• _Request_: Skip all pictures. Write out the data below from its first line through the line that contains "tickfont=dict(family=FONT, size=32, color=INK), **axis_common)".

• _Dataset content_:
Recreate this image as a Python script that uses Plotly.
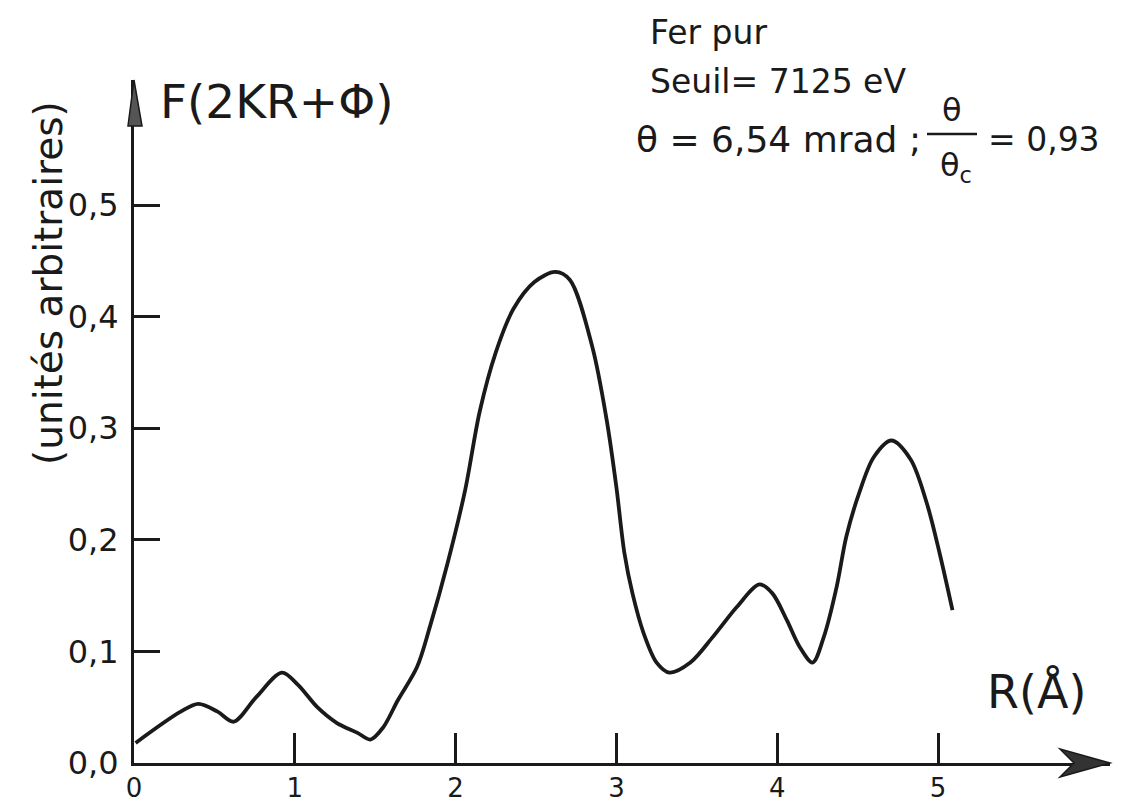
import plotly.graph_objects as go

# Fourier transform modulus of the EXAFS signal, pure iron
r_values = [0.01, 0.29, 0.40, 0.52, 0.62, 0.76, 0.92, 1.02, 1.14, 1.26, 1.39, 1.47,
            1.55, 1.64, 1.76, 1.84, 1.95, 2.06, 2.15, 2.25, 2.36, 2.49, 2.62, 2.71,
            2.85, 2.94, 3.00, 3.05, 3.10, 3.17, 3.25, 3.33, 3.46, 3.60, 3.75, 3.89,
            3.97, 4.06, 4.14, 4.22, 4.29, 4.37, 4.43, 4.51, 4.60, 4.71, 4.83, 4.93,
            5.01, 5.09]
f_values = [0.018, 0.046, 0.053, 0.046, 0.037, 0.059, 0.081, 0.070, 0.050, 0.036, 0.027, 0.021,
            0.032, 0.056, 0.086, 0.122, 0.179, 0.245, 0.315, 0.368, 0.407, 0.431, 0.440, 0.433,
            0.373, 0.307, 0.247, 0.188, 0.152, 0.116, 0.090, 0.081, 0.090, 0.113, 0.140, 0.160,
            0.152, 0.128, 0.104, 0.090, 0.113, 0.158, 0.203, 0.242, 0.274, 0.289, 0.272, 0.233,
            0.188, 0.137]

x_ticks = [0, 1, 2, 3, 4, 5]
x_tick_text = ["0", "1", "2", "3", "4", "5"]
y_ticks = [0.0, 0.1, 0.2, 0.3, 0.4, 0.5]
y_tick_text = ["0,0", "0,1", "0,2", "0,3", "0,4", "0,5"]

FONT = "DejaVu Sans"
INK = "#1a1a1a"

# plot area in pixels (left, right, top, bottom) and the page size
L, R, T, B = 134, 1110, 80, 763
W, H = 1130, 805

# axis scale: 160.8 px per Å, 1116 px per unit of F
X_MAX = (R - L) / 160.8
Y_MAX = (B - T) / 1116.0


def px(x):
    return (x - L) / (R - L)


def py(y):
    return (B - y) / (B - T)


fig = go.Figure()
fig.add_trace(go.Scatter(
    x=r_values, y=f_values, mode="lines",
    line=dict(color=INK, width=3.8, shape="spline", smoothing=0.9),
    hoverinfo="skip", showlegend=False,
))

axis_common = dict(
    showgrid=False, zeroline=False, showline=True, linecolor=INK, linewidth=3,
    ticks="inside", tickcolor=INK, tickwidth=3,
)
fig.update_xaxes(range=[0, X_MAX], tickvals=x_ticks, ticktext=x_tick_text,
                 ticklen=30, ticklabelstandoff=0,
                 tickfont=dict(family=FONT, size=26, color=INK), **axis_common)
fig.update_yaxes(range=[0, Y_MAX], tickvals=y_ticks, ticktext=y_tick_text,
                 ticklen=26, ticklabelstandoff=6,
                 tickfont=dict(family=FONT, size=32, color=INK), **axis_common)


def label(text, x, y, size, xanchor="left", angle=0):
    return dict(x=px(x), y=py(y), xref="paper", yref="paper", text=text,
                showarrow=False, xanchor=xanchor, yanchor="middle", textangle=angle,
                font=dict(family=FONT, size=size, color=INK))


annotations = [
    # axis titles
    label("F(2KR+Φ)", 158, 102, 47),
    label("R(Å)", 1088, 692, 46, xanchor="right"),
    label("(unités arbitraires)", 48, 283, 39, xanchor="center", angle=-90),
    # sample information
    label("Fer pur", 648, 32, 33),
    label("Seuil= 7125 eV", 648, 82, 33),
    label("θ = 6,54 mrad ;", 634, 139, 36),
    label("θ", 952, 110, 32, xanchor="center"),
    label("θ<sub>c</sub>", 956, 167, 32, xanchor="center"),
    label("= 0,93", 986, 139, 33),
]


def path(points):
    return "M " + " L ".join(f"{px(x):.5f},{py(y):.5f}" for x, y in points) + " Z"


shapes = [
    # fraction bar of the angle ratio
    dict(type="line", xref="paper", yref="paper", x0=px(927), x1=px(977),
         y0=py(134), y1=py(134), line=dict(color=INK, width=2.5)),
    # barbed arrowhead at the end of the R axis
    dict(type="path", xref="paper", yref="paper",
         path=path([(R, B), (1060, 749), (1074, B), (1060, 777)]),
         fillcolor="#333333", line=dict(color=INK, width=1.5)),
    # narrow arrowhead at the top of the F axis
    dict(type="path", xref="paper", yref="paper",
         path=path([(L, T), (L + 8, T + 46), (L - 6, T + 46)]),
         fillcolor="#555555", line=dict(color=INK, width=1.5)),
]

fig.update_layout(
    width=W, height=H,
    margin=dict(l=L, r=W - R, t=T, b=H - B, autoexpand=False),
    paper_bgcolor="white", plot_bgcolor="white",
    annotations=annotations, shapes=shapes,
    showlegend=False,
)

fig.write_html("out.html")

• _Task solution_:
Recreate this image as a Python script that uses Plotly.
import plotly.graph_objects as go

# Fourier transform modulus of the EXAFS signal, pure iron
r_values = [0.01, 0.29, 0.40, 0.52, 0.62, 0.76, 0.92, 1.02, 1.14, 1.26, 1.39, 1.47,
            1.55, 1.64, 1.76, 1.84, 1.95, 2.06, 2.15, 2.25, 2.36, 2.49, 2.62, 2.71,
            2.85, 2.94, 3.00, 3.05, 3.10, 3.17, 3.25, 3.33, 3.46, 3.60, 3.75, 3.89,
            3.97, 4.06, 4.14, 4.22, 4.29, 4.37, 4.43, 4.51, 4.60, 4.71, 4.83, 4.93,
            5.01, 5.09]
f_values = [0.018, 0.046, 0.053, 0.046, 0.037, 0.059, 0.081, 0.070, 0.050, 0.036, 0.027, 0.021,
            0.032, 0.056, 0.086, 0.122, 0.179, 0.245, 0.315, 0.368, 0.407, 0.431, 0.440, 0.433,
            0.373, 0.307, 0.247, 0.188, 0.152, 0.116, 0.090, 0.081, 0.090, 0.113, 0.140, 0.160,
            0.152, 0.128, 0.104, 0.090, 0.113, 0.158, 0.203, 0.242, 0.274, 0.289, 0.272, 0.233,
            0.188, 0.137]

x_ticks = [0, 1, 2, 3, 4, 5]
x_tick_text = ["0", "1", "2", "3", "4", "5"]
y_ticks = [0.0, 0.1, 0.2, 0.3, 0.4, 0.5]
y_tick_text = ["0,0", "0,1", "0,2", "0,3", "0,4", "0,5"]

FONT = "DejaVu Sans"
INK = "#1a1a1a"

# plot area in pixels (left, right, top, bottom) and the page size
L, R, T, B = 134, 1110, 80, 763
W, H = 1130, 805

# axis scale: 160.8 px per Å, 1116 px per unit of F
X_MAX = (R - L) / 160.8
Y_MAX = (B - T) / 1116.0


def px(x):
    return (x - L) / (R - L)


def py(y):
    return (B - y) / (B - T)


fig = go.Figure()
fig.add_trace(go.Scatter(
    x=r_values, y=f_values, mode="lines",
    line=dict(color=INK, width=3.8, shape="spline", smoothing=0.9),
    hoverinfo="skip", showlegend=False,
))

axis_common = dict(
    showgrid=False, zeroline=False, showline=True, linecolor=INK, linewidth=3,
    ticks="inside", tickcolor=INK, tickwidth=3,
)
fig.update_xaxes(range=[0, X_MAX], tickvals=x_ticks, ticktext=x_tick_text,
                 ticklen=30, ticklabelstandoff=0,
                 tickfont=dict(family=FONT, size=26, color=INK), **axis_common)
fig.update_yaxes(range=[0, Y_MAX], tickvals=y_ticks, ticktext=y_tick_text,
                 ticklen=26, ticklabelstandoff=6,
                 tickfont=dict(family=FONT, size=32, color=INK), **axis_common)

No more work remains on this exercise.